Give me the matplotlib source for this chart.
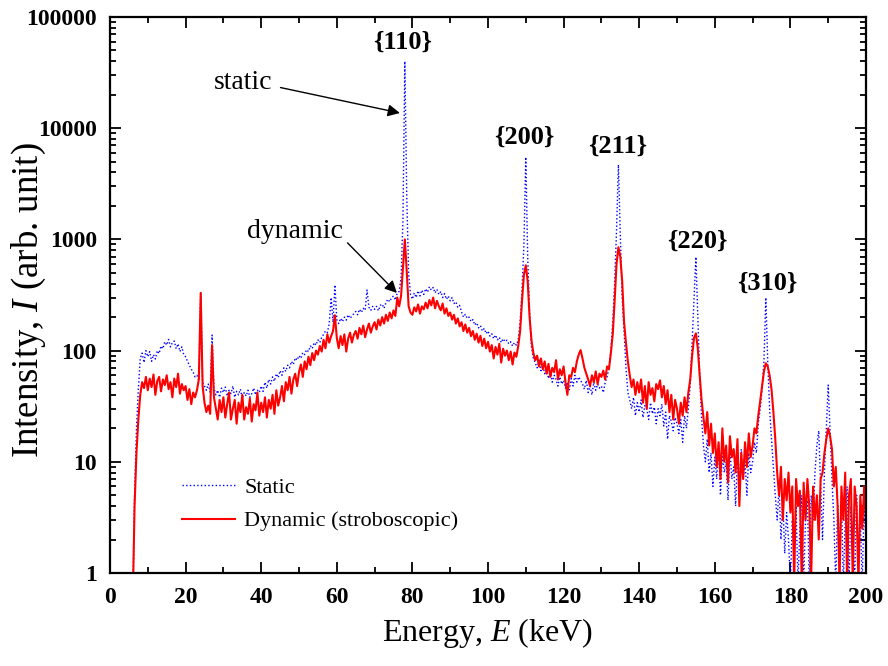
import matplotlib
matplotlib.use('Agg')
import matplotlib.pyplot as plt
from matplotlib import ticker
import numpy as np

# channel energies, 0.5 keV steps from 0 to 200 keV
energy = np.arange(401) * 0.5

# static spectrum (counts per channel), 10 channels = 5 keV per row
static = [
    0.5, 0.5, 0.5, 0.5, 0.5, 0.5, 0.5, 0.5, 0.5, 0.5,          # 0
    0.5, 0.5, 0.5, 5, 20, 45, 85, 95, 78, 100,                  # 5
    88, 98, 80, 92, 84, 100, 94, 110, 104, 120,                 # 10
    112, 126, 108, 118, 122, 104, 115, 98, 108, 92,             # 15
    88, 80, 74, 68, 64, 58, 60, 54, 335, 52,                    # 20
    48, 44, 50, 42, 138, 46, 40, 44, 38, 46,                    # 25
    42, 47, 39, 44, 41, 48, 38, 43, 40, 45,                     # 30
    37, 42, 39, 44, 38, 41, 46, 40, 44, 42,                     # 35
    48, 43, 52, 46, 55, 50, 58, 53, 62, 57,                     # 40
    66, 60, 70, 65, 74, 70, 80, 75, 86, 82,                     # 45
    90, 85, 96, 92, 102, 98, 110, 104, 118, 112,                # 50
    125, 118, 132, 140, 150, 145, 175, 300, 180, 390,           # 55
    190, 175, 195, 182, 200, 188, 210, 195, 205, 215,           # 60
    225, 210, 235, 220, 240, 230, 350, 245, 230, 250,           # 65
    235, 250, 228, 255, 262, 240, 270, 290, 275, 300,           # 70
    310, 285, 330, 340, 450, 1500, 40000, 2500, 500, 320,       # 75
    290, 330, 300, 345, 310, 350, 320, 360, 335, 375,           # 80
    350, 370, 330, 355, 320, 340, 300, 325, 290, 310,           # 85
    280, 300, 265, 275, 245, 255, 222, 200, 212, 195,           # 90
    200, 182, 190, 170, 178, 160, 168, 150, 158, 142,           # 95
    150, 135, 142, 128, 138, 125, 132, 118, 128, 120,           # 100
    124, 115, 120, 110, 118, 112, 125, 180, 350, 900,           # 105
    5500, 700, 220, 108, 85, 78, 70, 82, 66, 74,                # 110
    62, 70, 56, 66, 52, 60, 55, 48, 58, 50,                     # 115
    54, 46, 52, 44, 56, 48, 60, 52, 58, 54,                     # 120
    50, 45, 54, 42, 48, 40, 52, 44, 50, 46,                     # 125
    48, 42, 52, 58, 70, 100, 180, 400, 1200, 4700,              # 130
    1100, 300, 150, 70, 42, 36, 30, 38, 26, 34,                 # 135
    28, 36, 25, 32, 30, 24, 34, 27, 31, 22,                     # 140
    30, 26, 33, 21, 28, 16, 26, 23, 19, 25,                     # 145
    22, 18, 24, 15, 26, 20, 30, 50, 120, 300,                   # 150
    695, 200, 60, 25, 14, 10, 16, 8, 12, 6,                     # 155
    11, 7, 14, 5, 12, 8, 10, 4.5, 13, 7,                        # 160
    9, 4, 11, 6, 13, 7, 10, 5, 12, 8,                           # 165
    10, 15, 12, 22, 30, 45, 80, 300, 80, 30,                    # 170
    16, 9, 5, 3, 6, 2, 4.5, 1.5, 3.5, 2,                        # 175
    0.8, 3, 1.5, 4, 0.8, 2.5, 5, 0.8, 3, 4.5,                   # 180
    0.8, 5, 3, 8, 14, 19, 6, 2, 8, 20,                          # 185
    49, 18, 7, 3, 0.8, 4, 1.5, 5, 0.8, 3,                       # 190
    6, 0.8, 4, 2, 0.8, 5, 1.5, 3, 0.8, 4,                       # 195
    2,
]

# dynamic (stroboscopic) spectrum on the same channels
dynamic = [
    0.5, 0.5, 0.5, 0.5, 0.5, 0.5, 0.5, 0.5, 0.5, 0.5,          # 0
    0.5, 0.5, 0.5, 4, 12, 24, 40, 52, 46, 58,                   # 5
    44, 56, 47, 61, 40, 53, 58, 43, 55, 49,                     # 10
    60, 45, 52, 38, 56, 47, 62, 41, 50, 44,                     # 15
    48, 36, 45, 33, 42, 38, 44, 55, 330, 48,                    # 20
    34, 28, 32, 27, 112, 38, 30, 24, 36, 28,                    # 25
    38, 25, 33, 42, 24, 30, 36, 22, 34, 28,                     # 30
    40, 24, 31, 27, 37, 23, 33, 29, 42, 26,                     # 35
    34, 28, 38, 25, 36, 30, 40, 27, 44, 32,                     # 40
    38, 48, 35, 52, 44, 58, 41, 55, 62, 48,                     # 45
    64, 75, 58, 80, 68, 88, 74, 95, 82, 100,                    # 50
    92, 110, 98, 125, 105, 140, 118, 135, 150, 208,             # 55
    130, 105, 135, 112, 140, 98, 128, 145, 118, 138,            # 60
    150, 128, 160, 140, 168, 132, 155, 175, 145, 165,           # 65
    180, 155, 190, 168, 200, 175, 210, 185, 220, 195,           # 70
    230, 205, 300, 250, 310, 560, 1000, 520, 250, 220,          # 75
    210, 245, 225, 260, 215, 250, 235, 270, 240, 285,           # 80
    255, 300, 240, 280, 250, 230, 265, 215, 240, 205,           # 85
    220, 190, 210, 175, 195, 165, 180, 150, 172, 145,           # 90
    160, 135, 150, 125, 142, 118, 136, 110, 128, 105,           # 95
    120, 98, 112, 85, 108, 92, 115, 78, 104, 90,                # 100
    100, 82, 98, 75, 96, 88, 110, 150, 280, 480,                # 105
    585, 420, 200, 124, 95, 82, 90, 72, 85, 68,                 # 110
    80, 62, 76, 58, 70, 64, 82, 55, 68, 60,                     # 115
    72, 52, 40, 60, 58, 70, 64, 80, 92, 101,                    # 120
    85, 70, 62, 55, 48, 60, 52, 65, 50, 62,                     # 125
    58, 66, 55, 72, 68, 95, 140, 280, 600, 850,                 # 130
    700, 420, 180, 117, 80, 60, 47, 55, 40, 52,                 # 135
    42, 55, 34, 48, 30, 52, 40, 46, 35, 50,                     # 140
    45, 54, 38, 48, 33, 44, 28, 40, 24, 36,                     # 145
    30, 22, 34, 26, 38, 28, 42, 55, 90, 130,                    # 150
    143, 105, 60, 36, 25, 18, 28, 14, 22, 12,                   # 155
    18, 9, 15, 7, 20, 10, 14, 6.5, 17, 11,                      # 160
    13, 8, 16, 4, 12, 7, 15, 9, 18, 11,                         # 165
    14, 20, 18, 26, 35, 48, 65, 77, 72, 60,                     # 170
    45, 28, 16, 8, 5, 9, 3, 7, 4.5, 8,                          # 175
    3.5, 6, 0.8, 7, 4, 5.5, 0.8, 6.5, 3, 7,                     # 180
    4, 0.9, 6, 3, 5, 2, 7, 8, 12, 16,                           # 185
    20, 17, 13, 6, 9, 4, 0.8, 6, 3, 8,                          # 190
    0.8, 5, 7, 0.8, 6, 4, 0.8, 5, 2.5, 6,                       # 195
    3,
]

# reflection labels: (text, energy, intensity at label centre)
peak_labels = [
    ('{110}', 77.5, 59000),
    ('{200}', 109.5, 8300),
    ('{211}', 134.2, 6900),
    ('{220}', 155.3, 970),
    ('{310}', 173.8, 400),
]

plt.rcParams['font.family'] = 'Liberation Serif'
plt.rcParams['mathtext.fontset'] = 'custom'
plt.rcParams['mathtext.rm'] = 'Liberation Serif'
plt.rcParams['mathtext.it'] = 'Liberation Serif:italic'

fig = plt.figure(figsize=(8.88, 6.66), dpi=100)
ax = fig.add_axes([110 / 888, 93 / 666, 756 / 888, 556 / 666])

ax.plot(energy, static, color='blue', linestyle=':', linewidth=1.0, label='Static')
ax.plot(energy, dynamic, color='red', linestyle='-', linewidth=1.5, label='Dynamic (stroboscopic)')

ax.set_yscale('log')
ax.set_xlim(0, 200)
ax.set_ylim(1, 100000)

ax.xaxis.set_major_locator(ticker.MultipleLocator(20))
ax.xaxis.set_minor_locator(ticker.MultipleLocator(10))
ax.yaxis.set_major_locator(ticker.LogLocator(base=10))
ax.yaxis.set_minor_locator(ticker.LogLocator(base=10, subs=np.arange(2, 10)))
ax.yaxis.set_major_formatter(ticker.FuncFormatter(lambda v, p: '%d' % round(v)))
ax.yaxis.set_minor_formatter(ticker.NullFormatter())

ax.tick_params(which='both', direction='in', top=True, right=True, width=1.3)
ax.tick_params(which='major', length=8, labelsize=17)
ax.tick_params(axis='x', which='major', pad=10)
ax.tick_params(axis='y', which='major', pad=9.5)
ax.tick_params(which='minor', length=4)
for lab in ax.get_xticklabels() + ax.get_yticklabels():
    lab.set_fontweight('bold')
for sp in ax.spines.values():
    sp.set_linewidth(1.6)

ax.set_xlabel('Energy, $E$ (keV)', fontsize=23, labelpad=6)
ax.set_ylabel('Intensity, $I$ (arb. unit)', fontsize=26.5)
ax.yaxis.set_label_coords(-0.082, 0.49)

for txt, e, v in peak_labels:
    ax.text(e, v, txt, fontsize=19, fontweight='bold', ha='center', va='center')

ax.annotate('static', xy=(76.7, 13700), xytext=(35.2, 26000), fontsize=20,
            ha='center', va='center',
            arrowprops=dict(arrowstyle='-|>', color='black', lw=1.0,
                            mutation_scale=18, relpos=(1.0, 0.35), shrinkA=4, shrinkB=0))
ax.annotate('dynamic', xy=(75.9, 330), xytext=(48.9, 1170), fontsize=20,
            ha='center', va='center',
            arrowprops=dict(arrowstyle='-|>', color='black', lw=1.0,
                            mutation_scale=18, relpos=(1.0, 0.25), shrinkA=2, shrinkB=0))

ax.legend(loc='lower left', bbox_to_anchor=(0.095, 0.075), frameon=False, fontsize=16,
          handlelength=2.4, handletextpad=0.4, borderpad=0, borderaxespad=0,
          labelspacing=0.58)

fig.savefig('out.png', dpi=100)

☆ ☆ ☆ ☆ ☆

## STATED EXERCISE
Go through the data above and find the lines with the word "matplotlib". Copy each of those lines.

## COMPLETE OUTPUT
Give me the matplotlib source for this chart.
import matplotlib
matplotlib.use('Agg')
import matplotlib.pyplot as plt
from matplotlib import ticker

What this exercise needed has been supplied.